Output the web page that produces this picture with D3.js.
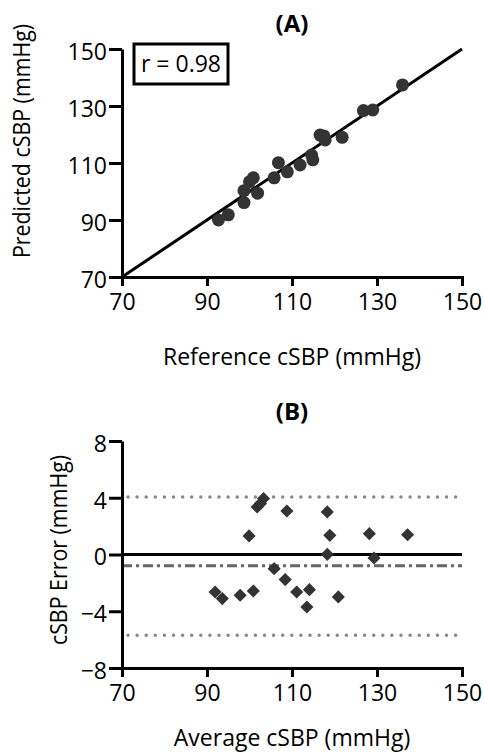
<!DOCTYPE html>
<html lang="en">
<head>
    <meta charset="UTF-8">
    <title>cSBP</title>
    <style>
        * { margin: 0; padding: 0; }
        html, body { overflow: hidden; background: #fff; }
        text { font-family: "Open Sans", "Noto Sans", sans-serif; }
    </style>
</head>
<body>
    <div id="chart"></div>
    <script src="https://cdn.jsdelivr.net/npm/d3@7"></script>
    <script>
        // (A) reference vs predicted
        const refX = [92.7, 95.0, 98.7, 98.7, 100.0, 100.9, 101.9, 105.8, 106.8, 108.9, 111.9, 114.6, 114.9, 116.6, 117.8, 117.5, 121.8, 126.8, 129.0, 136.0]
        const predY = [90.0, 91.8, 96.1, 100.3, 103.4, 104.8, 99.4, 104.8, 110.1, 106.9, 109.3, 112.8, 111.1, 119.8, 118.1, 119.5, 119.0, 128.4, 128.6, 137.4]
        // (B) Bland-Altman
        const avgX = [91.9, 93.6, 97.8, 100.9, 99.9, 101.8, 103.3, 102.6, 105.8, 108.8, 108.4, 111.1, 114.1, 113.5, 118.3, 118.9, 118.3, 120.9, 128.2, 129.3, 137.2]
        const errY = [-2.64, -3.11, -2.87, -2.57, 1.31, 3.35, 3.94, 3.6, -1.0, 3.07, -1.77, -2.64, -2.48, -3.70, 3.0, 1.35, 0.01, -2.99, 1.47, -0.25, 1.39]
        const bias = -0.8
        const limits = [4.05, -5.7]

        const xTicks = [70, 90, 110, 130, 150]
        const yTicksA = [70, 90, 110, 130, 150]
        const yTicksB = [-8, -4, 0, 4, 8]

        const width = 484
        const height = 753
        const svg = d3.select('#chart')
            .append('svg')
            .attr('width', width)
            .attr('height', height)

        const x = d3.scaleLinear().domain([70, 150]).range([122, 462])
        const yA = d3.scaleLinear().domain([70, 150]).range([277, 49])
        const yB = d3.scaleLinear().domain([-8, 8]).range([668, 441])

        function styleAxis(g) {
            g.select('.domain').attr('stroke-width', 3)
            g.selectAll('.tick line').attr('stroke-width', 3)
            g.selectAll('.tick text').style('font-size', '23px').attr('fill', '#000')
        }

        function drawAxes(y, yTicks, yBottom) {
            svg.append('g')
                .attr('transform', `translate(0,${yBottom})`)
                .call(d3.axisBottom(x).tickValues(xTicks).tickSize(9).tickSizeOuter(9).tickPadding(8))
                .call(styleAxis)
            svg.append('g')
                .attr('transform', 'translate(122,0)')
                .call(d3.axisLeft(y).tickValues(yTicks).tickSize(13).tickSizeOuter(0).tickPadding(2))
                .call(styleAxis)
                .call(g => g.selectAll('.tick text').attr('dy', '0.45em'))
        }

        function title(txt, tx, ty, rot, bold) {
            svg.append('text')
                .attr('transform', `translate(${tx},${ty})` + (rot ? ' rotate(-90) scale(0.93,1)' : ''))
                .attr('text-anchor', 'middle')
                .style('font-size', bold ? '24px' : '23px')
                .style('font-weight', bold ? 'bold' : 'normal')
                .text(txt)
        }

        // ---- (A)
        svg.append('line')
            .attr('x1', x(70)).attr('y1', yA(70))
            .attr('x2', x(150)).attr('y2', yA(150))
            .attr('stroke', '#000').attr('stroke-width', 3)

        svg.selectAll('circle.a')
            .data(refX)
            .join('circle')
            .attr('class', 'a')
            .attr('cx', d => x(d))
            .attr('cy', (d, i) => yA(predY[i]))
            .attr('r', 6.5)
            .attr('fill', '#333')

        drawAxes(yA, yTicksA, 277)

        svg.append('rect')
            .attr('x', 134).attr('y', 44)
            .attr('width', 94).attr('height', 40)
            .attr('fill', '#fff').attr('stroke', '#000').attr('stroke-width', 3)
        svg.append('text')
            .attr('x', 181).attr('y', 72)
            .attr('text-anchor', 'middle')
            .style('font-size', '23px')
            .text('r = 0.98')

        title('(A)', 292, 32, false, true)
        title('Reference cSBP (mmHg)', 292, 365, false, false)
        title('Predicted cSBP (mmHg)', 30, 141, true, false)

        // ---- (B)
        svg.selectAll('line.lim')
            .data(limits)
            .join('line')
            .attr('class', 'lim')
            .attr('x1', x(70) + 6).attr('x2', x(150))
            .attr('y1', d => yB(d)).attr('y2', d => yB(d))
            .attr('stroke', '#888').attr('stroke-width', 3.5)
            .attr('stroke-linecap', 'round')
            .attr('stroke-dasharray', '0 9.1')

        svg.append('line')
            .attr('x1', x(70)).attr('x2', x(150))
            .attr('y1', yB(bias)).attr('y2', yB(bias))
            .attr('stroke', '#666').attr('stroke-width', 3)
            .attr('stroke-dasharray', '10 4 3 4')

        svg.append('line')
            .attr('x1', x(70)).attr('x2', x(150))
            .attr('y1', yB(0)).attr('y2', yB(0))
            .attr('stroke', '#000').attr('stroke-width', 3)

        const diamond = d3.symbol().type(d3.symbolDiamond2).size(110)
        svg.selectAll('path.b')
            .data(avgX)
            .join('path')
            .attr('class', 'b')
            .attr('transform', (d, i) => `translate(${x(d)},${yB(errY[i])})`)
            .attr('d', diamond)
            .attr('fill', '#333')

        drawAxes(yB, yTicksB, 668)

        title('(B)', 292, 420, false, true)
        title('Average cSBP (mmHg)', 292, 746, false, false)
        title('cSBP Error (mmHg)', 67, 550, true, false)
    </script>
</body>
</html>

Stated exercise: Copy the whole listing above word for word but do not carry over the pictures.

Solution:
Output the web page that produces this picture with D3.js.
<!DOCTYPE html>
<html lang="en">
<head>
    <meta charset="UTF-8">
    <title>cSBP</title>
    <style>
        * { margin: 0; padding: 0; }
        html, body { overflow: hidden; background: #fff; }
        text { font-family: "Open Sans", "Noto Sans", sans-serif; }
    </style>
</head>
<body>
    <div id="chart"></div>
    <script src="https://cdn.jsdelivr.net/npm/d3@7"></script>
    <script>
        // (A) reference vs predicted
        const refX = [92.7, 95.0, 98.7, 98.7, 100.0, 100.9, 101.9, 105.8, 106.8, 108.9, 111.9, 114.6, 114.9, 116.6, 117.8, 117.5, 121.8, 126.8, 129.0, 136.0]
        const predY = [90.0, 91.8, 96.1, 100.3, 103.4, 104.8, 99.4, 104.8, 110.1, 106.9, 109.3, 112.8, 111.1, 119.8, 118.1, 119.5, 119.0, 128.4, 128.6, 137.4]
        // (B) Bland-Altman
        const avgX = [91.9, 93.6, 97.8, 100.9, 99.9, 101.8, 103.3, 102.6, 105.8, 108.8, 108.4, 111.1, 114.1, 113.5, 118.3, 118.9, 118.3, 120.9, 128.2, 129.3, 137.2]
        const errY = [-2.64, -3.11, -2.87, -2.57, 1.31, 3.35, 3.94, 3.6, -1.0, 3.07, -1.77, -2.64, -2.48, -3.70, 3.0, 1.35, 0.01, -2.99, 1.47, -0.25, 1.39]
        const bias = -0.8
        const limits = [4.05, -5.7]

        const xTicks = [70, 90, 110, 130, 150]
        const yTicksA = [70, 90, 110, 130, 150]
        const yTicksB = [-8, -4, 0, 4, 8]

        const width = 484
        const height = 753
        const svg = d3.select('#chart')
            .append('svg')
            .attr('width', width)
            .attr('height', height)

        const x = d3.scaleLinear().domain([70, 150]).range([122, 462])
        const yA = d3.scaleLinear().domain([70, 150]).range([277, 49])
        const yB = d3.scaleLinear().domain([-8, 8]).range([668, 441])

        function styleAxis(g) {
            g.select('.domain').attr('stroke-width', 3)
            g.selectAll('.tick line').attr('stroke-width', 3)
            g.selectAll('.tick text').style('font-size', '23px').attr('fill', '#000')
        }

        function drawAxes(y, yTicks, yBottom) {
            svg.append('g')
                .attr('transform', `translate(0,${yBottom})`)
                .call(d3.axisBottom(x).tickValues(xTicks).tickSize(9).tickSizeOuter(9).tickPadding(8))
                .call(styleAxis)
            svg.append('g')
                .attr('transform', 'translate(122,0)')
                .call(d3.axisLeft(y).tickValues(yTicks).tickSize(13).tickSizeOuter(0).tickPadding(2))
                .call(styleAxis)
                .call(g => g.selectAll('.tick text').attr('dy', '0.45em'))
        }

        function title(txt, tx, ty, rot, bold) {
            svg.append('text')
                .attr('transform', `translate(${tx},${ty})` + (rot ? ' rotate(-90) scale(0.93,1)' : ''))
                .attr('text-anchor', 'middle')
                .style('font-size', bold ? '24px' : '23px')
                .style('font-weight', bold ? 'bold' : 'normal')
                .text(txt)
        }

        // ---- (A)
        svg.append('line')
            .attr('x1', x(70)).attr('y1', yA(70))
            .attr('x2', x(150)).attr('y2', yA(150))
            .attr('stroke', '#000').attr('stroke-width', 3)

        svg.selectAll('circle.a')
            .data(refX)
            .join('circle')
            .attr('class', 'a')
            .attr('cx', d => x(d))
            .attr('cy', (d, i) => yA(predY[i]))
            .attr('r', 6.5)
            .attr('fill', '#333')

        drawAxes(yA, yTicksA, 277)

        svg.append('rect')
            .attr('x', 134).attr('y', 44)
            .attr('width', 94).attr('height', 40)
            .attr('fill', '#fff').attr('stroke', '#000').attr('stroke-width', 3)
        svg.append('text')
            .attr('x', 181).attr('y', 72)
            .attr('text-anchor', 'middle')
            .style('font-size', '23px')
            .text('r = 0.98')

        title('(A)', 292, 32, false, true)
        title('Reference cSBP (mmHg)', 292, 365, false, false)
        title('Predicted cSBP (mmHg)', 30, 141, true, false)

        // ---- (B)
        svg.selectAll('line.lim')
            .data(limits)
            .join('line')
            .attr('class', 'lim')
            .attr('x1', x(70) + 6).attr('x2', x(150))
            .attr('y1', d => yB(d)).attr('y2', d => yB(d))
            .attr('stroke', '#888').attr('stroke-width', 3.5)
            .attr('stroke-linecap', 'round')
            .attr('stroke-dasharray', '0 9.1')

        svg.append('line')
            .attr('x1', x(70)).attr('x2', x(150))
            .attr('y1', yB(bias)).attr('y2', yB(bias))
            .attr('stroke', '#666').attr('stroke-width', 3)
            .attr('stroke-dasharray', '10 4 3 4')

        svg.append('line')
            .attr('x1', x(70)).attr('x2', x(150))
            .attr('y1', yB(0)).attr('y2', yB(0))
            .attr('stroke', '#000').attr('stroke-width', 3)

        const diamond = d3.symbol().type(d3.symbolDiamond2).size(110)
        svg.selectAll('path.b')
            .data(avgX)
            .join('path')
            .attr('class', 'b')
            .attr('transform', (d, i) => `translate(${x(d)},${yB(errY[i])})`)
            .attr('d', diamond)
            .attr('fill', '#333')

        drawAxes(yB, yTicksB, 668)

        title('(B)', 292, 420, false, true)
        title('Average cSBP (mmHg)', 292, 746, false, false)
        title('cSBP Error (mmHg)', 67, 550, true, false)
    </script>
</body>
</html>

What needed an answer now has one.